You keep using that word. I don't think it means what you think it means.
But seriously; a "mistake" is usually something that cannot be foreseen by a group of people reasonably talented in the state of the art.
This product release was so far from a "mistake", that it isn't funny. It was spectacularly well tested, found to be operating within design parameters, and was released to great fanfare.
They expressed delight in their product, and actually seemed surprised that there was a backlash by the great benighted unwashed masses of their lessers, who clearly couldn't be expected to understand the elevated insights being produced by their creation!

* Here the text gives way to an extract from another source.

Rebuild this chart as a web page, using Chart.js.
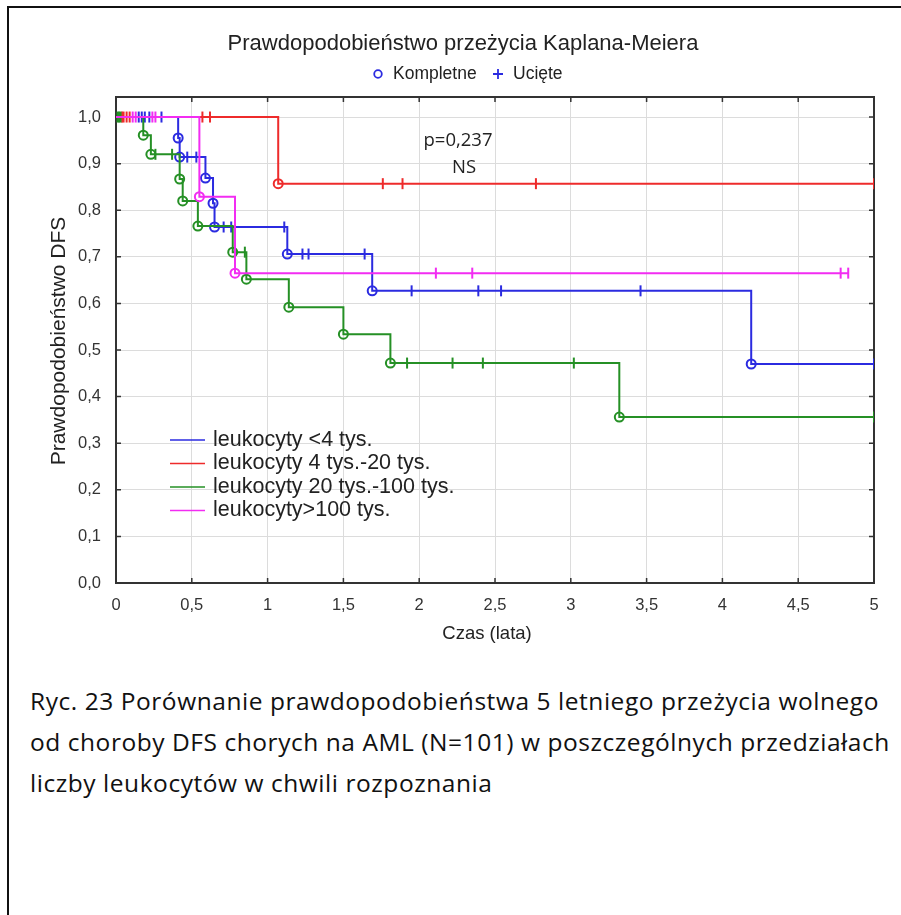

So: not a "mistake". Institutional Bias, baked into a model. Remember: a system's purpose is what is does, not what you think it is supposed to do.
As someone who works either these models as an engineer, I think it's important to understand that a feature implemented as part of the user-facing UI to a model is irrelevant to the work I do with that model via an API.
There's a difference between inserting bias and allowing a real-world pattern to exist in AI. There may be reasons to dislike these real-world patterns, but that doesn't mean that allowing them to exist in AI is inserting a bias.
For example, if you ask AI to write a realistic story about an NBA team, and it comes back with a team with stereotypically Asian named players, that would be unrealistic. If it came back with a team with stereotypically Black named players, that would be fine. Does it reflect a real-world pattern? Yes. But not changing the algorithm to generate diverse names isn't inserting bias. It's letting AI reflect the real world, as it exists.